WHEELING, W.Va. — For an average price of $8,732 per acre with 20 percent production royalties, the West Virginia Department of Commerce with allow Norway-based Statoil to frack for oil and natural gas thousands of feet beneath the Ohio River.
The finalized lease agreement for drilling in state-owned mineral tracts under the river is in addition to those filed by Noble Energy and Gastar Exploration, which would pay the state $4.9 million and $749,000, respectively, in addition to the 20 percent royalties. These deals are not yet official, however, as the companies remain in negotiations with state leaders.
“We are still finalizing agreements with Gastar Exploration and Noble Energy, but expect to have those executed before the end of the month,” commerce department spokeswoman Chelsea Ruby said.
Statoil officials could not be reached for comment.

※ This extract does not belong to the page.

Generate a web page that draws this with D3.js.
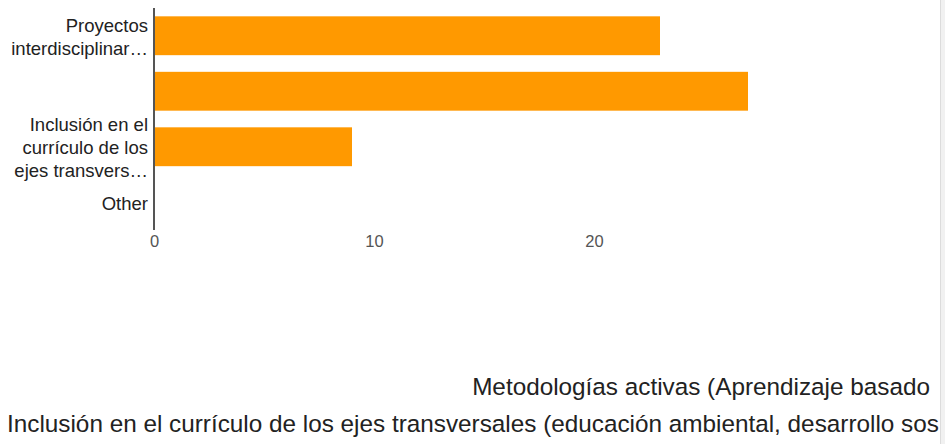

Gastar Senior Vice President and Chief Operating Officer Mike McCown estimates his firm’s deal, alone, would eventually yield a $40 million windfall for West Virginia officials. He said it would cost his company “much more than $10 million” to drill a single Utica shale well under the river.
Statoil plans to drill on about 474 acres beneath the river in southern Marshall County and northern Wetzel County. Ruby said the West Virginia Division of Natural Resources, which operates under the auspices of the commerce department, considers a number of factors when discussing the bids. These include the ability of the company to develop the wells, the reputation of the drilling firm and the proposed location of the wells.
Although some environmental advocacy groups oppose plans to drill under the Ohio River because of potential drinking water contamination, state and industry leaders seemingly have no such concerns. The state Department of Environmental Protection’s Office of Oil and Gas issues drilling permits in West Virginia. Chief James Martin has said fracking under the river would not be any different than doing so elsewhere because the horizontal wells will be thousands of feet below the riverbed. The producer could also establish its drilling pad more than one mile away from the target because of the length of the laterals.
“I am convinced we can do this safely – and we will demonstrate that,” McCown said. “We have drilled over 70 Marcellus wells and two Utica wells in West Virginia.”
Statoil previously operated wells in Ohio County in conjunction with Chesapeake Energy, with Chesapeake owning 71 percent of each operation and Statoil holding the remainder. However, the company reduced its interest in the local wells from 29 percent to 23 percent upon Chesapeake’s $5 billion sale to Southwestern Energy.